Task: Where a line in the listing contains the string "this", copy that line out.

Plotting code records
- - -

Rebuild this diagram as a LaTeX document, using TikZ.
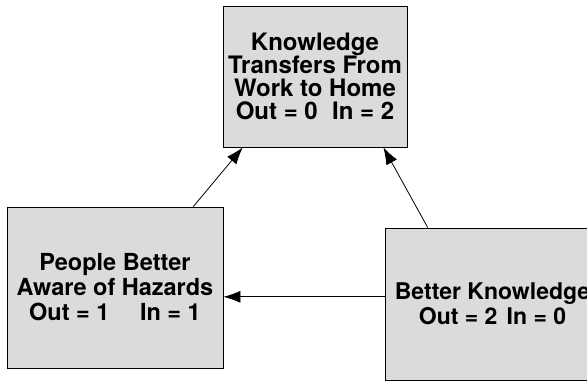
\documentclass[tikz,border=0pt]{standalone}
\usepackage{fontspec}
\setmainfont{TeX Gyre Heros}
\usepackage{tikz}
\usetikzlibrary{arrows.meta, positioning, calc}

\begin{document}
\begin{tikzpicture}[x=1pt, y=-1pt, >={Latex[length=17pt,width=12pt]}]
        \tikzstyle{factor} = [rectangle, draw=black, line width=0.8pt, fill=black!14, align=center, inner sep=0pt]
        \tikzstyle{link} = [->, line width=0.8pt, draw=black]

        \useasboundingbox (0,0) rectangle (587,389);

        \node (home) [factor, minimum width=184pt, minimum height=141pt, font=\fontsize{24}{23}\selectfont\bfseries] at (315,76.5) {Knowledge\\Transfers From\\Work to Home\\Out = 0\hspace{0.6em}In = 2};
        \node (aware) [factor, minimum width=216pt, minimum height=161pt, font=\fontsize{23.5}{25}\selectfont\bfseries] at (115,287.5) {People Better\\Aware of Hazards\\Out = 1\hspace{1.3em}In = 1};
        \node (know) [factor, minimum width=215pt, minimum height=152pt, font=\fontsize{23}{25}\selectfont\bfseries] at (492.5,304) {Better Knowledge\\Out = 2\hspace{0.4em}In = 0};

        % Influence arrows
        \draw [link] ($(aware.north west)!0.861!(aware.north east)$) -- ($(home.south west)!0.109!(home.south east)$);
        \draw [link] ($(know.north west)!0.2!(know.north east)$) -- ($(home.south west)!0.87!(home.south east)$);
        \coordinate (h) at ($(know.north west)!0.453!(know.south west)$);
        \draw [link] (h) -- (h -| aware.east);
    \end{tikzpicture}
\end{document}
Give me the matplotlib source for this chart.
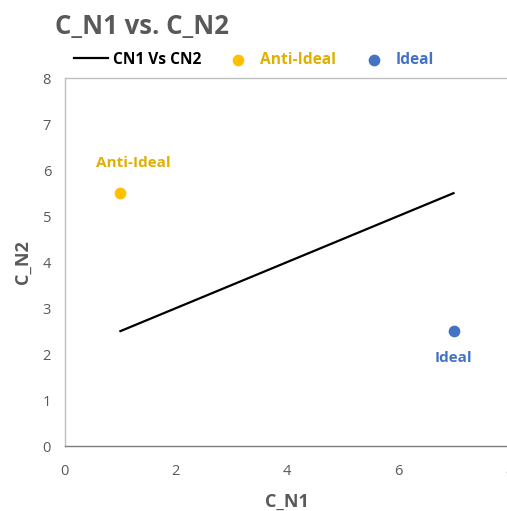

- - -

Answer to the exercise:
Rebuild this diagram as a LaTeX document, using TikZ.
Give me the matplotlib source for this chart.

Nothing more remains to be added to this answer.